Allegory of the cave

To illustrate the doctrine that the world of our senses simply mir-tors another and better world, Plato invented in the Republic the Myth of the Cave, one of the most famous of his explanatory allegories and a touching tribute to the memory of Socrates. According to this parable, the human race is like a tribe of people who have been chained generation after generation in a large cave, with their backs to the entrance. At the mouth of the cave there is a high wall, on the other side of which on a broad highway march a procession of people carrying statues representing all the objects of the world around us. The sun shining through the entrance of the cave casts the shadows of these statues on the back wall of the cave. These shadows, the “shadows of images,” dim, shifting, and distorted, are the only things known to the people chained in the cave. One day one of the prisoners of the cave is brought to the entrance and out into the sunshine. At first the strong light hurts his eyes, and he longs for the comforting darkness and familiar shadows of the cave. But as his eyes grow accustomed to the light, the beauty of the world around him floods in on him and he sees how much better, more real, more beautiful is the world outside. Thinking back with pity to the prisoners still chained in the cave, he feels that he cannot keep this knowledge to himself. Though he knows he will be laughed at, derided, even killed, the world of real things means so much that he must bring back the news of it.
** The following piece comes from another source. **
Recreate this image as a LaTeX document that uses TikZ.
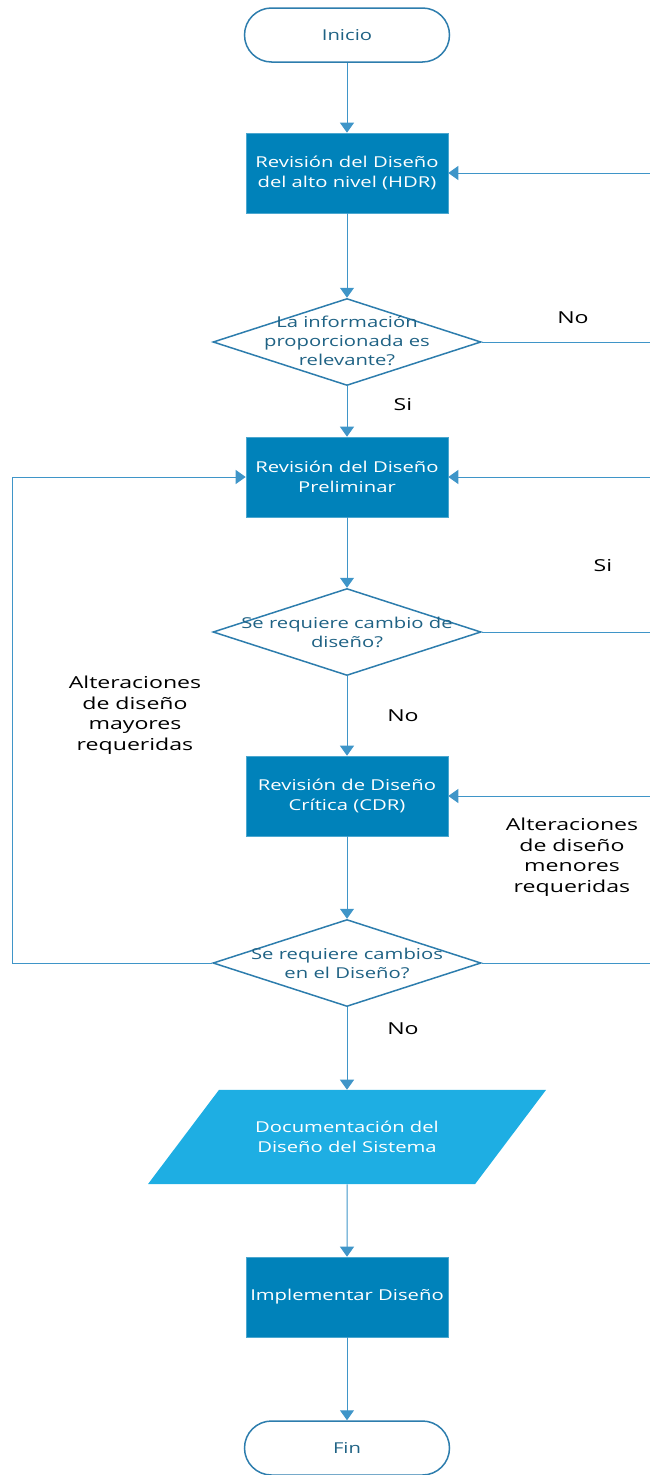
\documentclass[tikz,border=0pt]{standalone}
\usepackage{fontspec}
\setmainfont{Open Sans}
\newfontfamily\widefont[FakeStretch=1.35]{Open Sans}
\newfontfamily\notefont[FakeStretch=1.4]{Open Sans}
\usetikzlibrary{shapes.geometric,arrows.meta}
\definecolor{boxblue}{HTML}{0082BA}
\definecolor{docblue}{HTML}{1EAEE3}
\definecolor{lineblue}{HTML}{3F95C8}
\definecolor{edgeblue}{HTML}{2D7DAD}
\definecolor{qtextcol}{HTML}{1F6284}

\begin{document}
\begin{tikzpicture}
[x=1pt,y=-1pt,>={Triangle[length=10pt,width=14pt]},
 line/.style={draw=lineblue,line width=1pt},
 terminal/.style={draw=edgeblue,line width=1.5pt,rounded corners=27pt,minimum width=205pt,minimum height=54pt,text=qtextcol,font=\widefont\fontsize{15}{17}\selectfont},
 process/.style={fill=boxblue,draw=boxblue!70!white,line width=0.6pt,minimum width=202pt,minimum height=80pt,align=center,text=white,font=\widefont\fontsize{15}{19.5}\selectfont},
 decision/.style={diamond,draw=edgeblue,line width=1.5pt,inner sep=0pt,minimum width=268pt,minimum height=87pt},
 qtext/.style={align=center,text=qtextcol,font=\widefont\fontsize{15}{19}\selectfont},
 data/.style={trapezium,trapezium left angle=53,trapezium right angle=127,trapezium stretches body,fill=docblue,inner ysep=31.5pt,minimum width=398pt,align=center,text=white,font=\widefont\fontsize{15}{19.5}\selectfont},
 note/.style={align=center,text=black,font=\notefont\fontsize{16.5}{20.5}\selectfont},]

\useasboundingbox (0,0) rectangle (650,1475);

%Loop lines
\coordinate (R) at (658,0);
\coordinate (L) at (12,0);

%Flow nodes
\node (inicio) at (347,35)[terminal] {Inicio};
\node (hdr) at (347,173)[process] {Revisión del Diseño\\del alto nivel (HDR)};
\node (info) at (347,342)[decision] {};
\node (infotxt) at (347,341)[qtext] {La información\\proporcionada es\\relevante?};
\node (pdr) at (347,477)[process] {Revisión del Diseño\\Preliminar};
\node (cambio) at (347,632)[decision] {};
\node (cambiotxt) at (347,632)[qtext] {Se requiere cambio de\\diseño?};
\node (cdr) at (347,796)[process] {Revisión de Diseño\\Crítica (CDR)};
\node (cambios) at (347,963)[decision] {};
\node (cambiostxt) at (347,963)[qtext] {Se requiere cambios\\en el Diseño?};
\node (doc) at (347,1137)[data] {Documentación del\\Diseño del Sistema};
\node (impl) at (347,1297)[process] {Implementar Diseño};
\node (fin) at (347,1448)[terminal] {Fin};

%Labels
\node (no1) at (573,318)[note] {No};
\node (si1) at (403,405)[note] {Si};
\node (si2) at (603,566)[note] {Si};
\node (no2) at (403,716)[note] {No};
\node (mayores) at (135,715)[note] {Alteraciones\\de diseño\\mayores\\requeridas};
\node (menores) at (572,857)[note] {Alteraciones\\de diseño\\menores\\requeridas};
\node (no3) at (403,1029)[note] {No};

%Connectors
\draw[line,->] (inicio) -- (hdr);
\draw[line,->] (hdr) -- (info);
\draw[line,->] (info) -- (pdr);
\draw[line,->] (pdr) -- (cambio);
\draw[line,->] (cambio) -- (cdr);
\draw[line,->] (cdr) -- (cambios);
\draw[line,->] (cambios) -- (doc);
\draw[line,->] (doc) -- (impl);
\draw[line,->] (impl) -- (fin);

\draw[line,->] (info.east) -- (info.east -| R) |- (hdr.east);
\draw[line,->] (cambio.east) -- (cambio.east -| R) |- (pdr.east);
\draw[line,->] (cambios.east) -- (cambios.east -| R) |- (cdr.east);
\draw[line,->] (cambios.west) -- (cambios.west -| L) |- (pdr.west);

\end{tikzpicture}
\end{document}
And so, sadly, the philosopher turns back from the world of light to reenter the cave of shadows.

Plato’s view of man

Plato held that the true part of man is really his soul and that the souls of men once enjoyed a kind of existence in which they were in direct contact with the Ideas. Then for some reason man fell from his high estate and, as punishment for some crime, the soul was condemned to exist as a prisoner in the body. The body is the prison house of the soul, Plato said. But even in his fallen state, man remembers what he once was in the world of Ideas. What we call knowing is the remembering of what we once knew in our unencumbered state. (This teaching of Plato is called the doctrine of Reminiscence.) Our knowledge is hazy and confused, Plato held, because our remembrance of the Ideas is dulled and entangled in the images which pour through our senses from the changing world of bodies outside us. The true philosopher will learn to separate these two worlds, to separate the true and certain knowledge of the unchanging Ideas from the opinion and probability which is all that the world of sense can give us. In Plato’s own words: “The soul when using the body as an instrument of perception, that is to say, when using the sense of sight or hearing or some other sense (for the meaning of perceiving through the body is perceiving through the senses) ... is then dragged by the body into the region of the changeable, and wanders and is confused; the world spins round her, and she is like a drunkard, when she touches change... “But when returning into herself she reflects, then she passes into the other world, the region of purity, and eternity, and immortality, and unchangeableness, which are her kindred, and with them she ever lives, when she is by herself and is not let or hindered; then she ceases from her erring ways, and being in communion with the unchanging is unchanging. And this state of the soul is called wisdom.”